Other Things I Liked -
- The cold open - When the Doctor's on top of the TARDIS, and then he's inside the console room but he isn't at the console. I love that he's walking around that top balcony/level/thing and you can see all around the console room. I continue to love the cozy library motif in the new console room - the chalkboard and the books and the warm lighting scheme. Oh my gosh - it's beautiful. If I had a TARDIS, that would be my console room. No question.
- We finally find out what that one seemingly button-free panel of the TARDIS console does. And this being Moffat, of course it would be something kind of gross. Of course.
- Danny Pink is awkwardly cute and that's endearing to me. More Danny, please!
- Clara's death was alluded to yet again in a Steven Moffat-penned episode (that makes twice this season). I fear for our Impossible Girl (but she has to survive in order to have great-grandchildren, right?)
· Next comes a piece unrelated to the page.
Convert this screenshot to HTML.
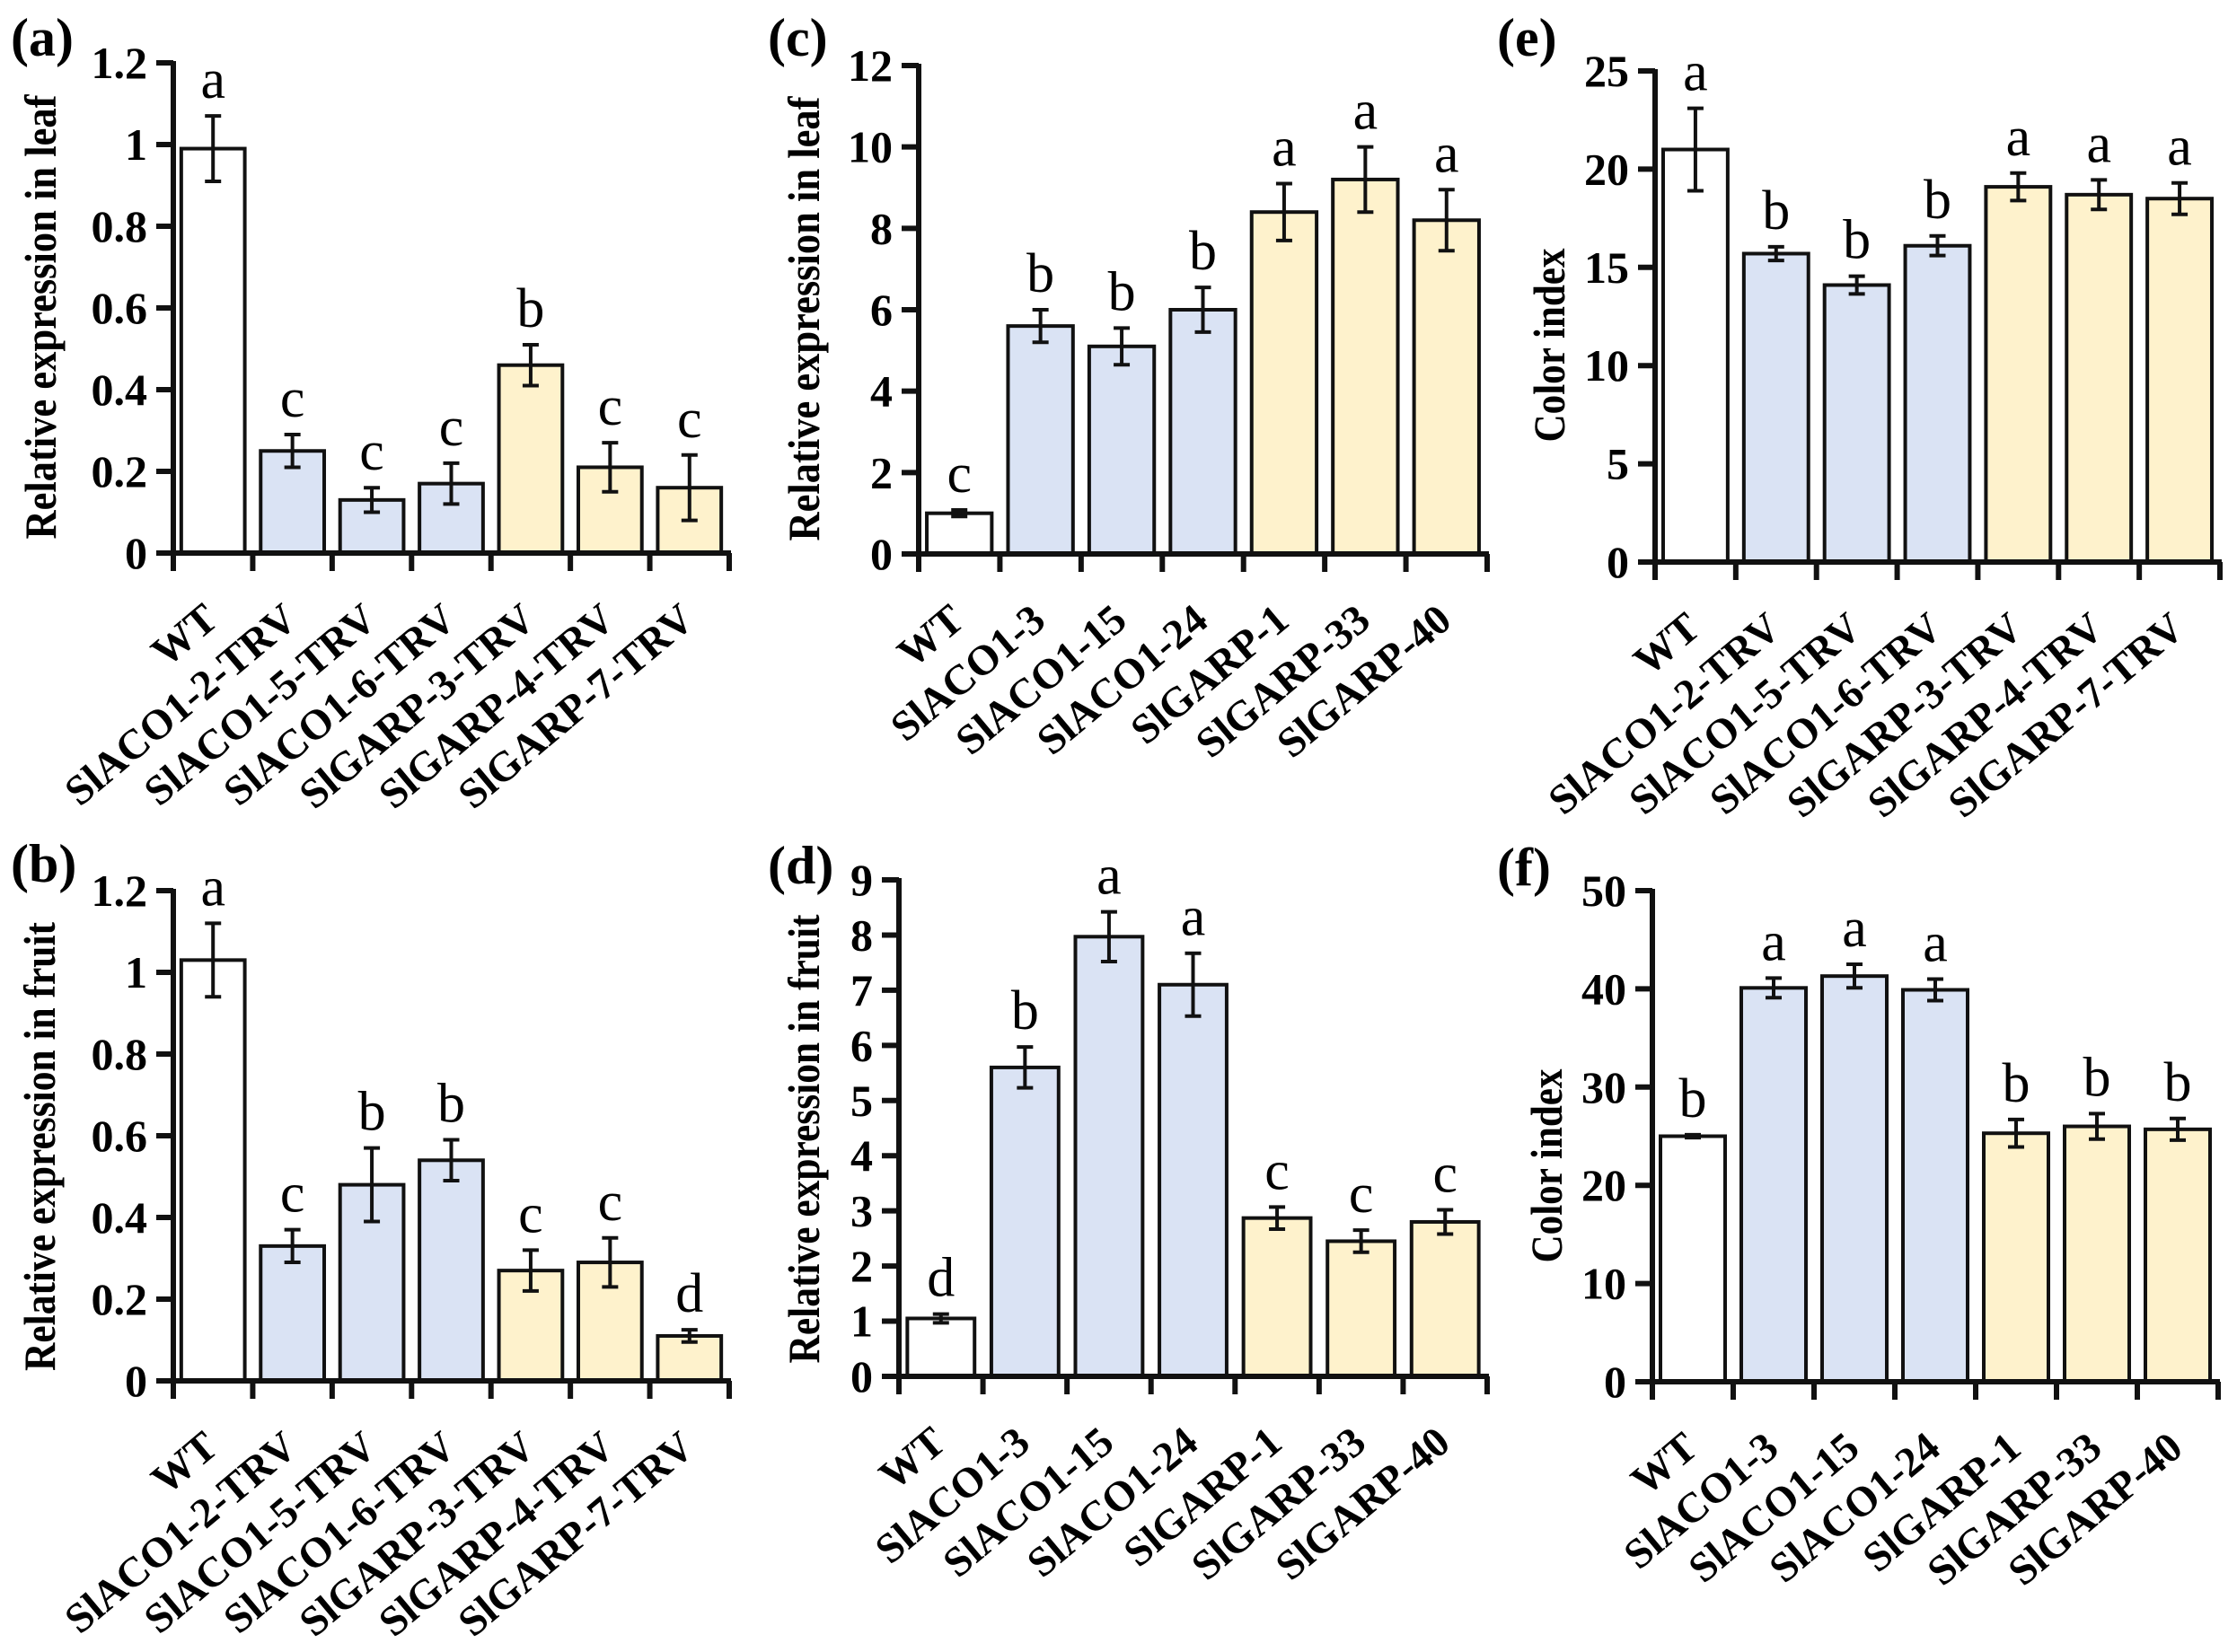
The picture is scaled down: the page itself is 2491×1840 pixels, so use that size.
<!DOCTYPE html>
<html><head><meta charset="utf-8">
<style>
html,body{margin:0;padding:0;background:#fff;}
svg{display:block;}
text{font-family:"Liberation Serif","Times New Roman",serif;fill:#000;}
</style></head>
<body>
<svg id="fig" width="2491" height="1840" viewBox="0 0 2491 1840" xmlns="http://www.w3.org/2000/svg"></svg>
<script>
// ---- data ----
const catsTRV = ["WT","SlACO1-2-TRV","SlACO1-5-TRV","SlACO1-6-TRV","SlGARP-3-TRV","SlGARP-4-TRV","SlGARP-7-TRV"];
const catsOE = ["WT","SlACO1-3","SlACO1-15","SlACO1-24","SlGARP-1","SlGARP-33","SlGARP-40"];
const groups = ["wt","aco","aco","aco","garp","garp","garp"];

const valsA = [0.99,0.25,0.13,0.17,0.46,0.21,0.16];
const errsA = [0.08,0.04,0.03,0.05,0.05,0.06,0.08];
const letA = ["a","c","c","c","b","c","c"];

const valsB = [1.03,0.33,0.48,0.54,0.27,0.29,0.11];
const errsB = [0.09,0.04,0.09,0.05,0.05,0.06,0.015];
const letB = ["a","c","b","b","c","c","d"];

const valsC = [1.0,5.6,5.1,6.0,8.4,9.2,8.2];
const errsC = [0.08,0.4,0.45,0.55,0.7,0.8,0.75];
const letC = ["c","b","b","b","a","a","a"];

const valsD = [1.05,5.6,7.97,7.1,2.87,2.45,2.8];
const errsD = [0.08,0.37,0.45,0.57,0.2,0.2,0.22];
const letD = ["d","b","a","a","c","c","c"];

const valsE = [21.0,15.7,14.1,16.1,19.1,18.7,18.5];
const errsE = [2.1,0.35,0.45,0.5,0.7,0.75,0.8];
const letE = ["a","b","b","b","a","a","a"];

const valsF = [25.0,40.1,41.3,39.9,25.3,26.0,25.7];
const errsF = [0.15,1.0,1.2,1.1,1.4,1.3,1.1];
const letF = ["b","a","a","a","b","b","b"];

const ticksA = [0,0.2,0.4,0.6,0.8,1,1.2];
const ticksC = [0,2,4,6,8,10,12];
const ticksD = [0,1,2,3,4,5,6,7,8,9];
const ticksE = [0,5,10,15,20,25];
const ticksF = [0,10,20,30,40,50];

const fills = {wt:"#ffffff", aco:"#dae3f4", garp:"#fef2cc"};
const NS = "http://www.w3.org/2000/svg";
const svg = document.getElementById("fig");

function mk(tag, attrs, parent){
  const e = document.createElementNS(NS, tag);
  for (const k in attrs) e.setAttribute(k, attrs[k]);
  (parent||svg).appendChild(e);
  return e;
}

function panel(cfg){
  const g = mk("g", {});
  
  
  const n = cfg.cats.length;
  const step = (cfg.x1 - cfg.x0) / n;
  const ymax = cfg.ticks[cfg.ticks.length-1];
  const yS = v => cfg.y0 - (v / ymax) * (cfg.y0 - cfg.yt);
  const xC = i => cfg.x0 + step * (i + 0.5);
  const bw = step * 0.8;

  for (let i = 0; i < n; i++){
    const v = cfg.vals[i], e = cfg.errs[i];
    const r = mk("rect", {x: xC(i)-bw/2, y: yS(v), width: bw, height: cfg.y0 - yS(v),
      fill: fills[groups[i]], stroke: "#111", "stroke-width": 4}, g);
    
    
    const eb = mk("g", {stroke:"#111","stroke-width":4}, g);
    
    
    mk("line", {x1:xC(i), x2:xC(i), y1:yS(v+e), y2:yS(v-e)}, eb);
    mk("line", {x1:xC(i)-9, x2:xC(i)+9, y1:yS(v+e), y2:yS(v+e)}, eb);
    mk("line", {x1:xC(i)-9, x2:xC(i)+9, y1:yS(v-e), y2:yS(v-e)}, eb);
    const t = mk("text", {x:xC(i), y:yS(v+e)-20, "text-anchor":"middle", "font-size":62}, g);
    t.textContent = cfg.lets[i];
    
    
    const xl = mk("text", {x:0, y:0, "text-anchor":"end", "font-size":47, "font-weight":"bold",
      transform:"translate(" + (xC(i)+8) + "," + (cfg.y0+78) + ") rotate(-40)"}, g);
    xl.textContent = cfg.cats[i];
    
    
  }
  const ax = mk("g", {stroke:"#111","stroke-width":6}, g);
  
  
  mk("line", {x1:cfg.x0, x2:cfg.x0, y1:cfg.yt-2, y2:cfg.y0+20}, ax);
  mk("line", {x1:cfg.x0-19, x2:cfg.x1+2, y1:cfg.y0, y2:cfg.y0}, ax);
  for (let i = 1; i <= n; i++){
    const x = cfg.x0 + step*i;
    mk("line", {x1:x, x2:x, y1:cfg.y0, y2:cfg.y0+20}, ax);
  }
  cfg.ticks.forEach(tv => {
    const y = yS(tv);
    mk("line", {x1:cfg.x0-19, x2:cfg.x0, y1:y, y2:y}, ax);
    const t = mk("text", {x:cfg.x0-29, y:y+17, "text-anchor":"end", "font-size":50, "font-weight":"bold"}, g);
    t.textContent = String(tv);
    
    
  });
  const cy = (cfg.y0 + cfg.yt)/2 + cfg.toff;
  const yt = mk("text", {x:0, y:0, "text-anchor":"middle", "font-size":50, "font-weight":"bold",
    textLength: cfg.tlen, lengthAdjust:"spacingAndGlyphs",
    transform:"translate(" + cfg.tx + "," + cy + ") rotate(-90)"}, g);
  yt.textContent = cfg.title;
  
  
  const pl = mk("text", {x:cfg.lx, y:cfg.ly, "font-size":60, "font-weight":"bold"}, g);
  pl.textContent = "(" + cfg.id + ")";
  
  
}

panel({id:"a", cats:catsTRV, vals:valsA, errs:errsA, lets:letA, ticks:ticksA,
  x0:193, x1:812, y0:616, yt:70, tx:62, toff:10, tlen:495, title:"Relative expression in leaf", lx:12, ly:62});
panel({id:"b", cats:catsTRV, vals:valsB, errs:errsB, lets:letB, ticks:ticksA,
  x0:193, x1:812, y0:1538, yt:992, tx:61, toff:12, tlen:500, title:"Relative expression in fruit", lx:12, ly:982});
panel({id:"c", cats:catsOE, vals:valsC, errs:errsC, lets:letC, ticks:ticksC,
  x0:1023, x1:1656, y0:617, yt:73, tx:912, toff:10, tlen:495, title:"Relative expression in leaf", lx:855, ly:62});
panel({id:"d", cats:catsOE, vals:valsD, errs:errsD, lets:letD, ticks:ticksD,
  x0:1001, x1:1656, y0:1533, yt:980, tx:912, toff:12, tlen:500, title:"Relative expression in fruit", lx:855, ly:984});
panel({id:"e", cats:catsTRV, vals:valsE, errs:errsE, lets:letE, ticks:ticksE,
  x0:1843, x1:2472, y0:626, yt:79, tx:1742, toff:32, tlen:216, title:"Color index", lx:1667, ly:62});
panel({id:"f", cats:catsOE, vals:valsF, errs:errsF, lets:letF, ticks:ticksF,
  x0:1840, x1:2470, y0:1539, yt:992, tx:1739, toff:33, tlen:216, title:"Color index", lx:1667, ly:986});
</script>
</body></html>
- Psychic paper makes a return. And I liked the subdued way the Doctor pulled it out of his pocket. He didn't have to flourish or brandish it. Just... "here are my credentials - let's move on with our lives."
- The Doctor's "Dad Skills." Look, I'm a sucker for anytime the Doctor refers to being a parent in any way, shape, or form.
- The Doctor basically ordering Clara back to the TARDIS with a "Do as you're told" and then Clara rounding it back on him later. That's their relationship. I'm good with it.
- Orson Pink (which, I totally thought his name was "Awesome Pink" when they first said it - anyone else get that?) was wearing a suit from the Sanctuary Base clear back from "The Satan Pit." So - was Orson part of the Sanctuary Base at one time, or is this a case of the BBC only having one spacesuit in their costume department?
- The caretaker of the children's home looked very familiar to me, but I can't place the guy for the life of me. Feel like I should recognize the actor... hm... Anyway...
- I was amused at how bad the Doctor is at being a post-date sounding board for Clara. I probably shouldn't, but I haven't had a date in about two years, so I'm allowed to find these things funny.
- The Doctor's sometimes-glittery-sometimes-not sweater under his jacket. That's all.
This is definitely one that I'm going to rewatch just for the hell of it. I don't feel like I need to rewatch it to catch up on anything I missed on first viewing, but I certainly want to. It just left me with a great feeling afterward (that will certainly flee away once I foolishly wander onto Tumblr to get their reactions because - sexism? Eh, probably). I loved this unexpected path for Moffat to take. I loved this subtle exploration of the Doctor and Clara and Danny on an individual basis and also their relationships with one another (inasmuch as the Doctor and Danny know each other - but I have a feeling we'll get there). Do I need more of this? Well... probably not. But if it's as well done as "Listen," I won't complain that I got it.
And for all this talk of "Does Clara remember saving the Doctor in his timeline?" Well... I guess she's not done saving him yet.